Ces dernières années, il avait gagné en importance dans ces grands rendez-vous, signant un triplé au Camp Nou et un doublé à Munich en 2021, avant d’entretenir la flamme en marquant lors des deux rencontres face au Real la saison suivante. Ces belles consolations ne peuvent pas suffire à Mbappé, qui n’a vu plus loin que les huitièmes qu’à deux reprises en six participations avec Paris (dont le Final 8 sans format aller-retour en quarts et en demies) et facture 9 buts et 3 passes décisives dans ces matchs couperets (18) sur la scène européenne avec le club de la capitale. Ce qui ne ressemble pas à une immense révolution ni à une grande progression à côté de ses 6 réalisations en 6 rencontres avec Monaco en 2016-2017, à une époque où le monde du foot découvrait le talent de ce gamin de 18 ans, dont la première déception en Ligue des champions était de la quitter en demi-finales. Une autre époque, vraiment.

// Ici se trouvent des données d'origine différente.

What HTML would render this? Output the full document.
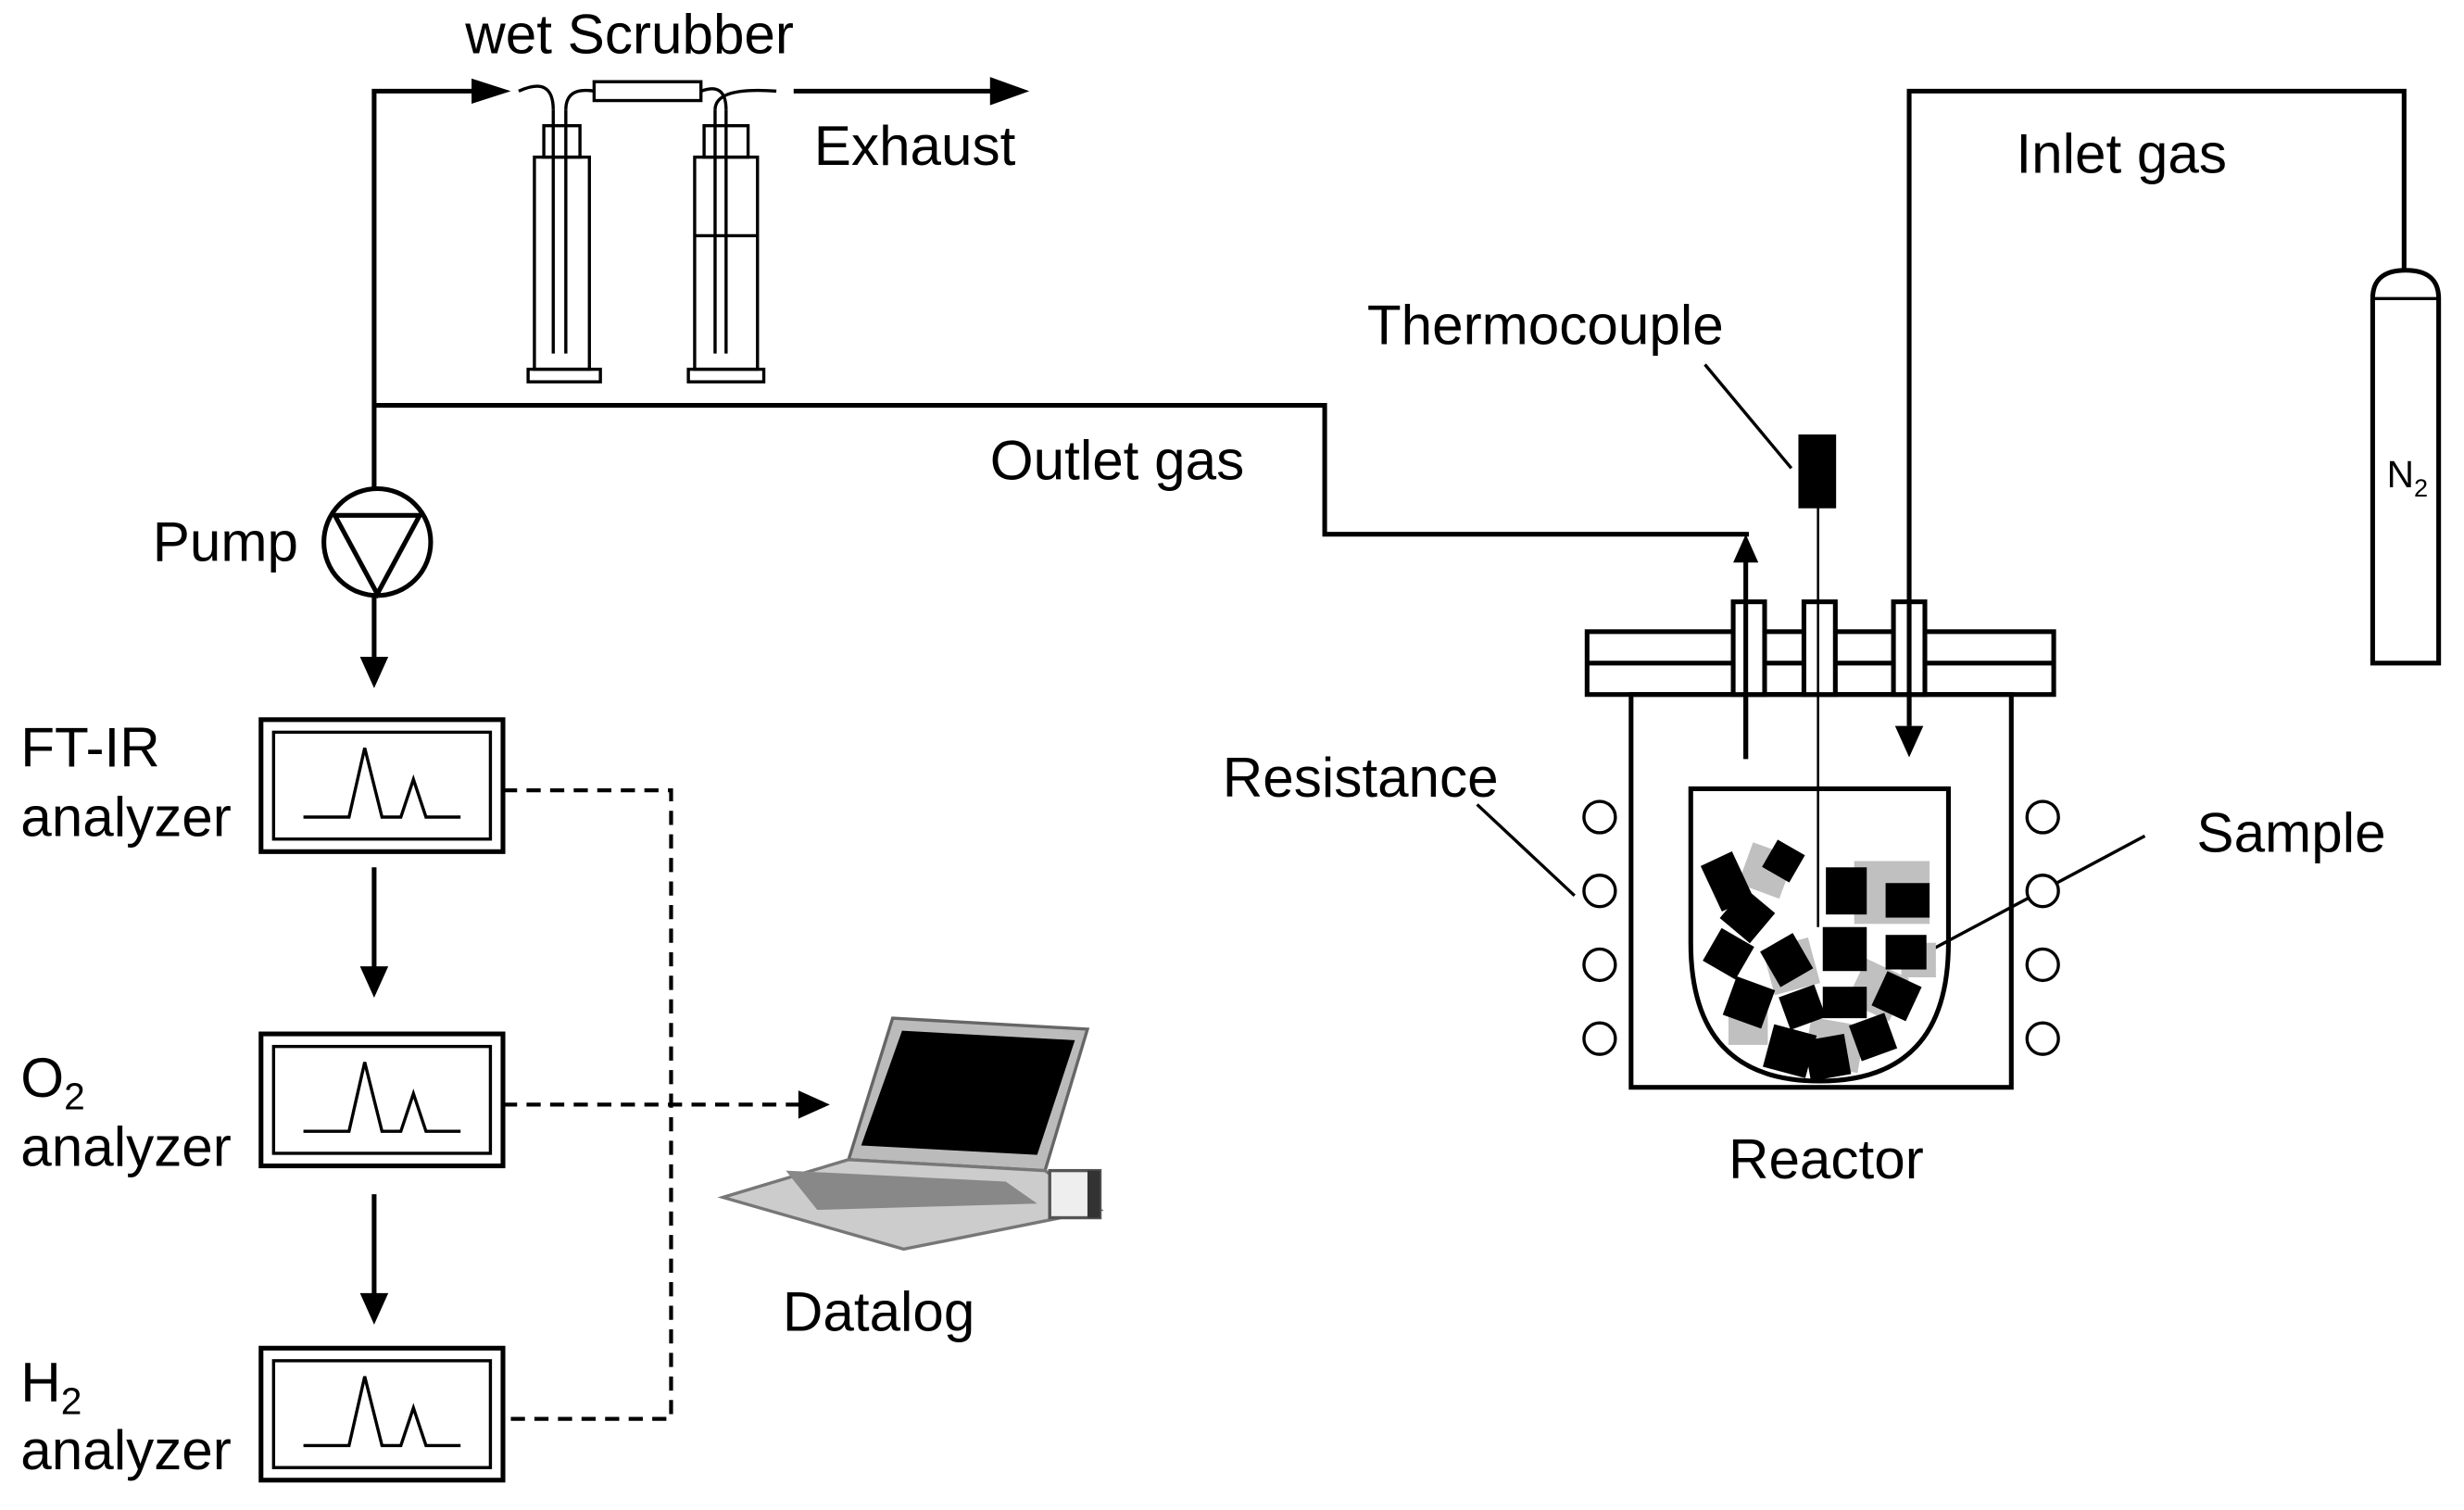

L’herbe est peut-être plus verte ailleurs
« Sans manquer de respect au PSG, si j‘avais lié mon avenir à la Ligue des champions, je serai parti très loin », avait-il souri ce week-end après le succès contre Nantes. À Munich, il est revenu en zone mixte, où il ne se présente jamais pour ne rien dire, pour faire passer un message : « Il n’a pas manqué grand-chose. Quand on regarde l’état des deux équipes, ils ont une équipe bâtie pour gagner la Ligue des champions. En début de saison, lors de la première conférence de presse de C1, j’ai dit qu’on allait faire notre maximum. Nous, notre maximum, c’est ça. On va se remettre en question et retourner à notre quotidien du championnat. » Il fallait être naïf pour penser que tout pouvait changer et que le club parisien apprendrait de ses erreurs l‘été dernier ; il faudrait encore l‘être un peu plus pour y croire encore après cette énième déconvenue. Mbappé veut-il être la tête de gondole d’un projet où le sportif passe trop souvent au second plan, derrière le marketing et la vente de maillots sur le continent asiatique ? Combien de temps le champion du monde devra-t-il attendre pour que ce club ressemble enfin à un club de foot, où les coachs peuvent travailler et les joueurs progresser au sein d’un collectif ? Personne ne gagne une Ligue des champions tout seul, pas même Lionel Messi ou Cristiano Ronaldo à leur grande époque.
L’envie du Français « d’écrire l’histoire en France, dans la capitale, dans [son] pays, dans [sa] ville », comme il l’a répété samedi soir, a quelque chose de romantique et de louable : il veut être celui qui ramène la première coupe d’Europe dans l’Hexagone depuis près de trois décennies, faire ce que ses illustres prédécesseurs (Just Fontaine, Michel Platini, Zinédine Zidane), si on veut le comparer aux légendes, n’ont jamais fait. Être un héros français absolu, s’il ne l’est pas déjà depuis cet hiver. La meilleure idée serait peut-être de marcher dans leurs pas pour les rejoindre un jour au panthéon. Ce serait une très mauvaise nouvelle pour la Ligue 1 de perdre Mbappé, comme ce serait une perspective excitante pour lui de la quitter après 7 saisons bien remplies, avec des trophées et des statistiques impressionnantes (153 buts, 65 passes décisives en 205 matchs). Un autre cadre, un autre environnement et une institution plus forte, au Real Madrid ou ailleurs, pourraient lui permettre de se donner de nouvelles chances d‘atteindre le Graal. Messi avait 17 ans quand il a remporté sa première Ligue des champions, Cristiano Ronaldo en avait 24, et Zidane, lui, en avait 30. Il n‘y a pas d’âge pour se faire une belle place dans l’histoire, mais Mbappé aspire à tout faire plus vite et mieux que les autres. Et là, le temps presse.